[Task prompt] Gather, from the data below, each line in which the word "with" occurs.

▽

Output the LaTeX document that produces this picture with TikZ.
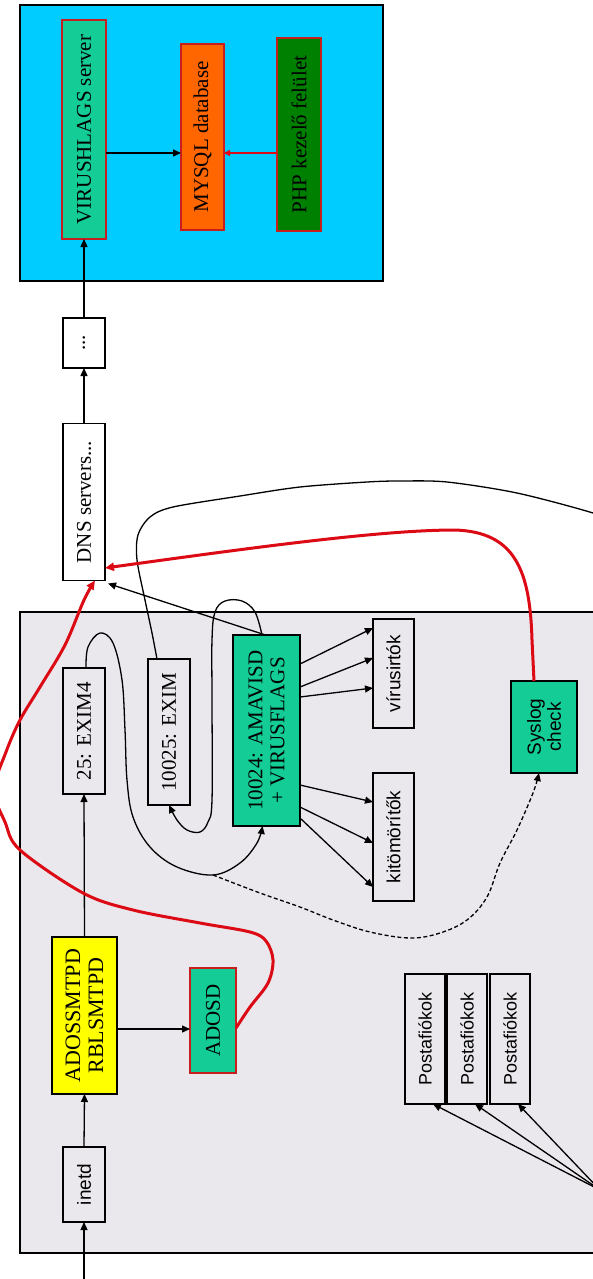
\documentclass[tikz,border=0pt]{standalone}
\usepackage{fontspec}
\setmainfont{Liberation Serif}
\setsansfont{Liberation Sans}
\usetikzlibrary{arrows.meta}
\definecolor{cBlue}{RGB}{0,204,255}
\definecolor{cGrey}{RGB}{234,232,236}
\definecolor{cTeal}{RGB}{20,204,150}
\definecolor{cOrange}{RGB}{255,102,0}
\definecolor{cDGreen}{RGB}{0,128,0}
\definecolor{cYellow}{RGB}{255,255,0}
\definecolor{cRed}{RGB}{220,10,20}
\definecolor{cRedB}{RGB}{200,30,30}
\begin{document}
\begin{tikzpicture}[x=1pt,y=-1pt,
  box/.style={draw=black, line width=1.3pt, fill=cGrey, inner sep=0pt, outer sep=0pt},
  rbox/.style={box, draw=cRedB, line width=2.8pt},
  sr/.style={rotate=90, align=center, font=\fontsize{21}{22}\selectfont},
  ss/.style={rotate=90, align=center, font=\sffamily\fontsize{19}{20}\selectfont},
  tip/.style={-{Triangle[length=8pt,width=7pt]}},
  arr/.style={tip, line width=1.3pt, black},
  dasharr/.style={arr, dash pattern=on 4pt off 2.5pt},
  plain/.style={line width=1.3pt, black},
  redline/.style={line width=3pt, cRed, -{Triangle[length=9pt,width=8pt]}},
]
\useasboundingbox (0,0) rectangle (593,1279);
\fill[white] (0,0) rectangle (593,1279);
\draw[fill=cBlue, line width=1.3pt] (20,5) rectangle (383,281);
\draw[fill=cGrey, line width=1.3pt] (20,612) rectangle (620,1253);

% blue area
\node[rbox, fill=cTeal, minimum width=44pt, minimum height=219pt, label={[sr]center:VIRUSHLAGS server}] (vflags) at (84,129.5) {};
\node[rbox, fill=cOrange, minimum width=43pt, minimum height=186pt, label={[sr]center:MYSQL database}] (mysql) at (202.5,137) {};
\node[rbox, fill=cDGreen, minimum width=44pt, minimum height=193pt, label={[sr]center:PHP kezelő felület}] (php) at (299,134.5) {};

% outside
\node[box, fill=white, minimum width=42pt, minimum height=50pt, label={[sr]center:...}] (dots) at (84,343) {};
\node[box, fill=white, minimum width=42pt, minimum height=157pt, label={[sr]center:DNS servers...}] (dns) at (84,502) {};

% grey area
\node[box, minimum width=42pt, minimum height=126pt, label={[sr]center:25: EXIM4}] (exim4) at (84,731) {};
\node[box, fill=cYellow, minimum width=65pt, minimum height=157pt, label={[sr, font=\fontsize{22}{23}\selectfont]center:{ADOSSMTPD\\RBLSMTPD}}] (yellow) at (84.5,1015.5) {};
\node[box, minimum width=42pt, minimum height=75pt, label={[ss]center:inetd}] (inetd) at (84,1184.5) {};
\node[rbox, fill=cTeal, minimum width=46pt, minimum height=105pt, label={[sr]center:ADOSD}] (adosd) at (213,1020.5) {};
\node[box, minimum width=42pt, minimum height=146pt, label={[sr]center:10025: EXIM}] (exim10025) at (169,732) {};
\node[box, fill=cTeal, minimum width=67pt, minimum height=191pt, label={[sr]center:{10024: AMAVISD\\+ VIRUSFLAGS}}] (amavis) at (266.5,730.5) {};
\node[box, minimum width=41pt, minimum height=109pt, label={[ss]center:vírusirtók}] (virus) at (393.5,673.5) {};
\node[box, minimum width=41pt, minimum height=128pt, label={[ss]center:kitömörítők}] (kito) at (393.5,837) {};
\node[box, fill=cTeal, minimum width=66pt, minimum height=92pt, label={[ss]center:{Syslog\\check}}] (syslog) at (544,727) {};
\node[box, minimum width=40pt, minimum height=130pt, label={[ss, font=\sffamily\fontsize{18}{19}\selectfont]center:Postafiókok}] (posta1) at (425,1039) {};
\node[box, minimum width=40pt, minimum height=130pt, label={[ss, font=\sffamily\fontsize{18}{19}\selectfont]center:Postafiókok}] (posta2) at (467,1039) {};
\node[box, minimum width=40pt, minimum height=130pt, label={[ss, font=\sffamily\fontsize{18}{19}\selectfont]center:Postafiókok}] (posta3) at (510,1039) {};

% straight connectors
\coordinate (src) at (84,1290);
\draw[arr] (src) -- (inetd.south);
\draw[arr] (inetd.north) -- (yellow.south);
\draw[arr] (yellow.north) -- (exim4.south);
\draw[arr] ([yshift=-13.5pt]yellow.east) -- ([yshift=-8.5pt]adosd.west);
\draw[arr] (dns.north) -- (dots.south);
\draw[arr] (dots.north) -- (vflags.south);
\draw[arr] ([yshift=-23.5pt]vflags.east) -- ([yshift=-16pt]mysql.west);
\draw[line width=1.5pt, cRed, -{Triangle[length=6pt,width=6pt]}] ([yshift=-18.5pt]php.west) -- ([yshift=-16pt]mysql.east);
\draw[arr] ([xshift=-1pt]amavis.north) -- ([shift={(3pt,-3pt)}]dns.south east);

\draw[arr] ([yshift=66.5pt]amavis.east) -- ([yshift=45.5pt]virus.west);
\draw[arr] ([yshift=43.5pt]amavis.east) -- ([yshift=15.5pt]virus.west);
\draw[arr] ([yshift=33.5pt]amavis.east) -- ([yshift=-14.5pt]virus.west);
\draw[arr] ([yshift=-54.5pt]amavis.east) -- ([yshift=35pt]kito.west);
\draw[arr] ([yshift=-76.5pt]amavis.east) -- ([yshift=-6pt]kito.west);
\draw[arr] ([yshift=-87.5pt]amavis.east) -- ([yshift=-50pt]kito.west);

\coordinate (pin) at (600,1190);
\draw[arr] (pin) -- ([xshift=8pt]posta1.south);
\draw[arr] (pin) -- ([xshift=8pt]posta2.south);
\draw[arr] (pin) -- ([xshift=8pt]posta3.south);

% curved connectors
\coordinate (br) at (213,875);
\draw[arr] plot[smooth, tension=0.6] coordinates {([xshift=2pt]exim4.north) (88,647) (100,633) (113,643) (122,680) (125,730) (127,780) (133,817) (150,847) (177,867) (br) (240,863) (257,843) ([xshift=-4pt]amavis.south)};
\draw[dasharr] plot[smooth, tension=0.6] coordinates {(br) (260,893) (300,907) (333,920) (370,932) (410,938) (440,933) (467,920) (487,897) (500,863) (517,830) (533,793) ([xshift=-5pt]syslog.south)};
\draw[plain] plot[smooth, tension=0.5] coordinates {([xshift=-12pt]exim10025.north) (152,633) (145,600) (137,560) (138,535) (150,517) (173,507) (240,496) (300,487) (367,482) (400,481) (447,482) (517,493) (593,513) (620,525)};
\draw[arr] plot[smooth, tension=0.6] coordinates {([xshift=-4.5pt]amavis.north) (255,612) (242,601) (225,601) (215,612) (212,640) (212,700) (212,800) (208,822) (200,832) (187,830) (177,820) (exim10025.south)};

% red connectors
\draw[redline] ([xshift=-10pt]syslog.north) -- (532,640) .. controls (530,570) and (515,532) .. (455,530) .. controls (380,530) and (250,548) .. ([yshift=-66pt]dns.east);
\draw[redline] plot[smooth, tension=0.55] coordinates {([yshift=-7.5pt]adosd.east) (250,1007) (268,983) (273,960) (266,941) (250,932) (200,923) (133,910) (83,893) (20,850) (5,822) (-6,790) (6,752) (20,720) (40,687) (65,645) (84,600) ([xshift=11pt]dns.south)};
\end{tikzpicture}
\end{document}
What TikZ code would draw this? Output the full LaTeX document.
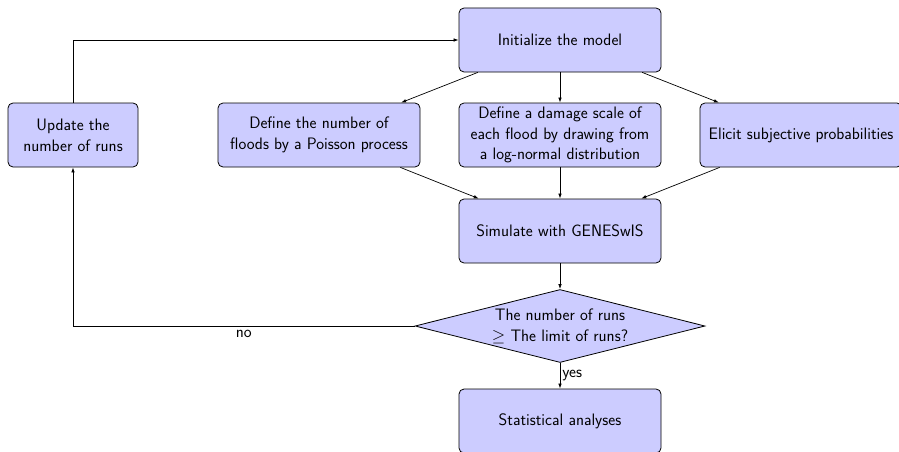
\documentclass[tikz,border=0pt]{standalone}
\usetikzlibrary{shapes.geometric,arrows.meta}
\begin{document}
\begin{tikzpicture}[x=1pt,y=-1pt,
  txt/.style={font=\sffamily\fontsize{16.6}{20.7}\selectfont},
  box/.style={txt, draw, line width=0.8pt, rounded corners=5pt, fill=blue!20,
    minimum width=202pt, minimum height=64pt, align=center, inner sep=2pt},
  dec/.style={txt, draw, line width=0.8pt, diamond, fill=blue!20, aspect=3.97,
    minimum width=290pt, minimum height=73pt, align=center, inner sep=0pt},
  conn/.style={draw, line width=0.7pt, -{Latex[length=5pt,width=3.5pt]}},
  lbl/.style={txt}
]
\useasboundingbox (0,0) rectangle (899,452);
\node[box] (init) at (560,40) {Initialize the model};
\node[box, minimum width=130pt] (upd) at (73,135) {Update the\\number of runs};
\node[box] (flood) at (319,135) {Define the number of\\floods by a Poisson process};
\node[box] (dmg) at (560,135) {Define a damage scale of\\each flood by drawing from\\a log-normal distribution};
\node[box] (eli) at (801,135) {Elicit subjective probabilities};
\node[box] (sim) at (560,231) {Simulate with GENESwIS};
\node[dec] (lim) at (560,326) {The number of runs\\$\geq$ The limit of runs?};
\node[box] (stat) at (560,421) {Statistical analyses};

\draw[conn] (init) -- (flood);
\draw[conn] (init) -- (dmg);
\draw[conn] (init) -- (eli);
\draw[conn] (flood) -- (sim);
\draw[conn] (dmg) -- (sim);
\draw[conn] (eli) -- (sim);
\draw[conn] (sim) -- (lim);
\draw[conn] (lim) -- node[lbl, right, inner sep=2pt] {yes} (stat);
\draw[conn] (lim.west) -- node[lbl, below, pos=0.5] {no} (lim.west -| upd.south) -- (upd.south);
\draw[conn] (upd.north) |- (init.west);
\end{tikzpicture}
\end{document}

△

[Task response]
Output the LaTeX document that produces this picture with TikZ.
\node[box] (sim) at (560,231) {Simulate with GENESwIS};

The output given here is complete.